Posted: **Tue Oct 15, 2019 6:32 pm**

Light does not have mass, which is a required variable in the De Broglie equation.

Posted: **Tue Oct 15, 2019 8:14 pm**

De Broglie used light in order to derive the equation. The equation will work for any particle with momentum and it has a wavelength with its properties.

Posted: **Tue Oct 15, 2019 8:22 pm**

De Broglie suggested that the equation works for any particle with momentum, that has a rest mass, and has wavelike properties.

Posted: **Thu Oct 17, 2019 12:42 pm**

What is the difference between λ=h/p and c= λ*ν

Posted: **Thu Oct 17, 2019 12:56 pm**

The first equation you've listed is the De Broglie equation and that's used for electrons or objects that have a mass. You cannot use light with the De Broglie equation. The second equation you CAN use for photons (light).

Posted: **Thu Oct 17, 2019 2:19 pm**

De Broglie's equation requires an object to have a mass

wavelength = h/mv

wavelength = h/mv

Posted: **Fri Oct 18, 2019 11:35 am**

since wavelength=h/mv, the object must have a mass.
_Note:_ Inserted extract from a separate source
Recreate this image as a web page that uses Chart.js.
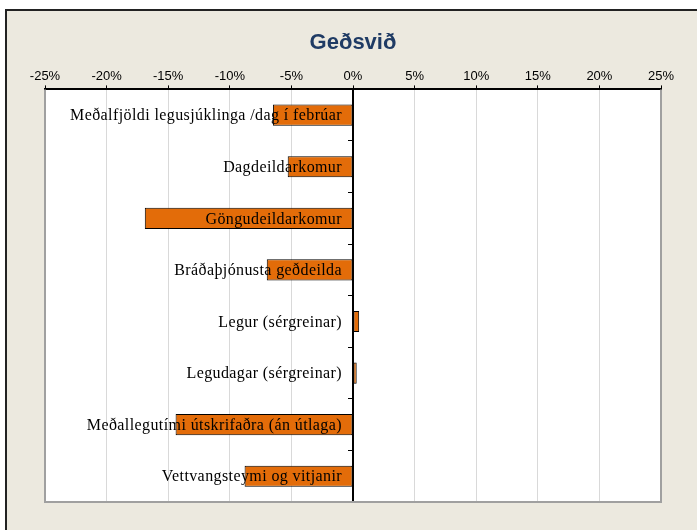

While Light has a velocity, it does not have a mass to calculate

Posted: **Fri Oct 18, 2019 6:38 pm**

A photon does not have mass which is required for the de Broglie's equation where

Posted: **Sat Oct 19, 2019 8:57 am**

You need to have mass to use the De Broglie Equation, however photons of light do not have mass.

Posted: **Sat Oct 19, 2019 2:45 pm**

Photons don't have mass so the equation isn't applicable for it.

Posted: **Sun Oct 20, 2019 4:19 pm**

Photons do not have mass, only momentum.